Operational Requirements
- Do your drivers cover consistent routes and mileage?
- Do you need vehicles with specific modifications or branding?
- Would mileage restrictions in a lease model hinder operations?
Long-Term Strategy
- Is your business prioritizing innovation, agility, or sustainability?
- Would owning allow you to integrate electric or hybrid vehicles sooner?
- Does leasing offer the freedom to maintain a newer, more efficient fleet?
Alternative Options
- Could a FAVR program help you reimburse more fairly based on real-world usage?
- Is a VRP viable to reduce fleet costs and liabilities?
- Would a hybrid approach (own some, lease some, reimburse others) make sense?
Putting Your Strategy in Motion
Understanding the nuances of fleet ownership is the first step—but real change comes from action.
Seek Expert Support
If fleet management feels overwhelming, companies like Cardata specialize in helping businesses transition from traditional fleets to flexible, cost-effective reimbursement programs. They can help you calculate your total cost of ownership, navigate compliance, and build a program tailored to your workforce.
Plan Thoughtfully
If you’re considering a shift—whether to ownership, leasing, or reimbursement—start planning early. Align changes with lease expirations, vehicle replacement cycles, or budget planning periods to minimize disruption and maximize cost savings.
Stay Open to Change
Technology, regulations, and employee expectations are always evolving. Stay informed, remain flexible, and don’t be afraid to revisit your strategy periodically. The most successful businesses are those that adapt—and your fleet should too.
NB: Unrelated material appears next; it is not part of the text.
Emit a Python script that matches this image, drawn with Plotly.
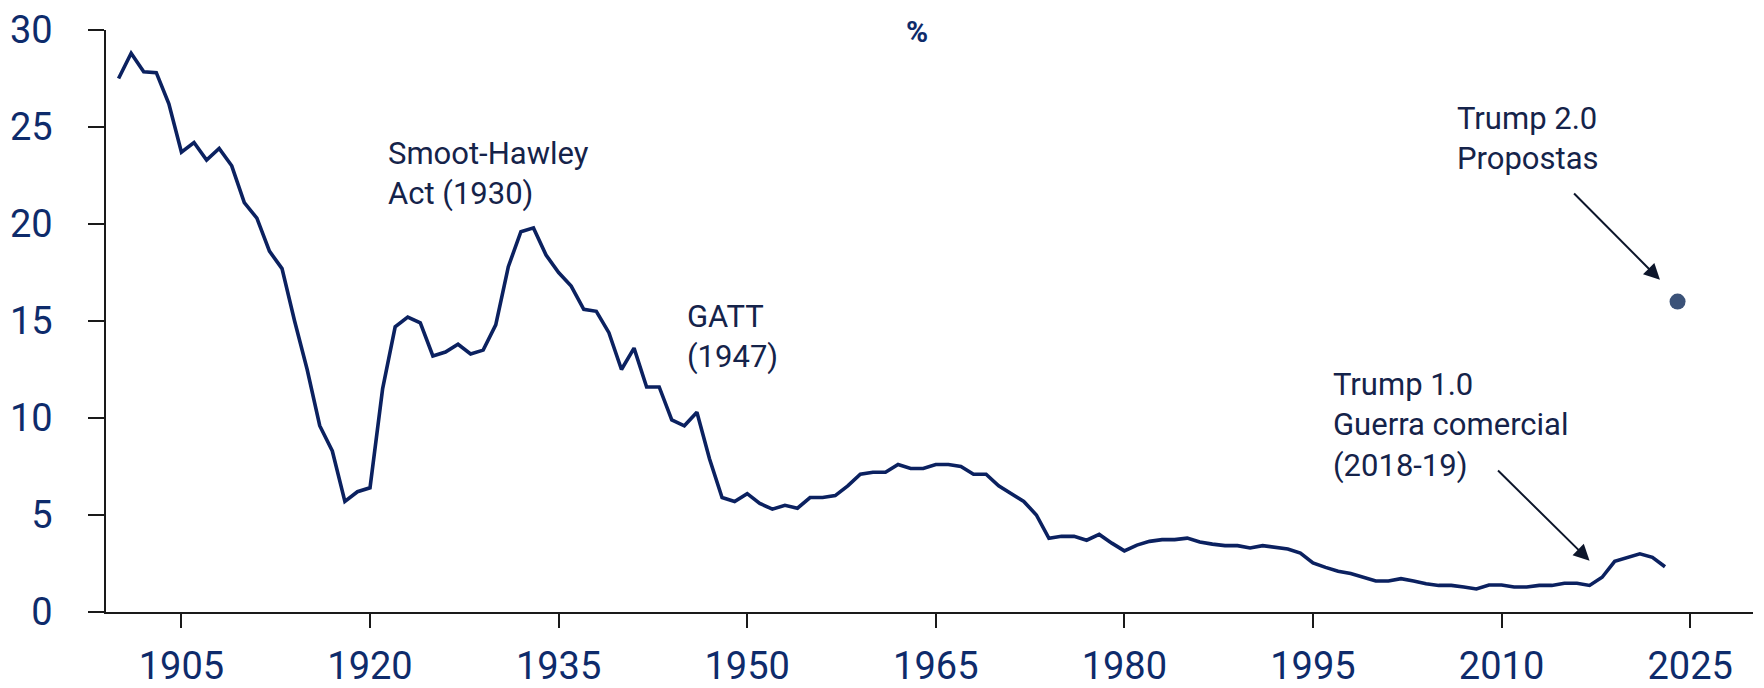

By evaluating your business needs and aligning your fleet strategy accordingly, you can create a transportation model that’s cost-effective, flexible, and built to scale. Whether you choose to own, lease, or reimburse—what matters most is that your vehicles help drive your business forward.
Let your fleet be more than a line on your balance sheet. Let it be a strategic asset on the road to success.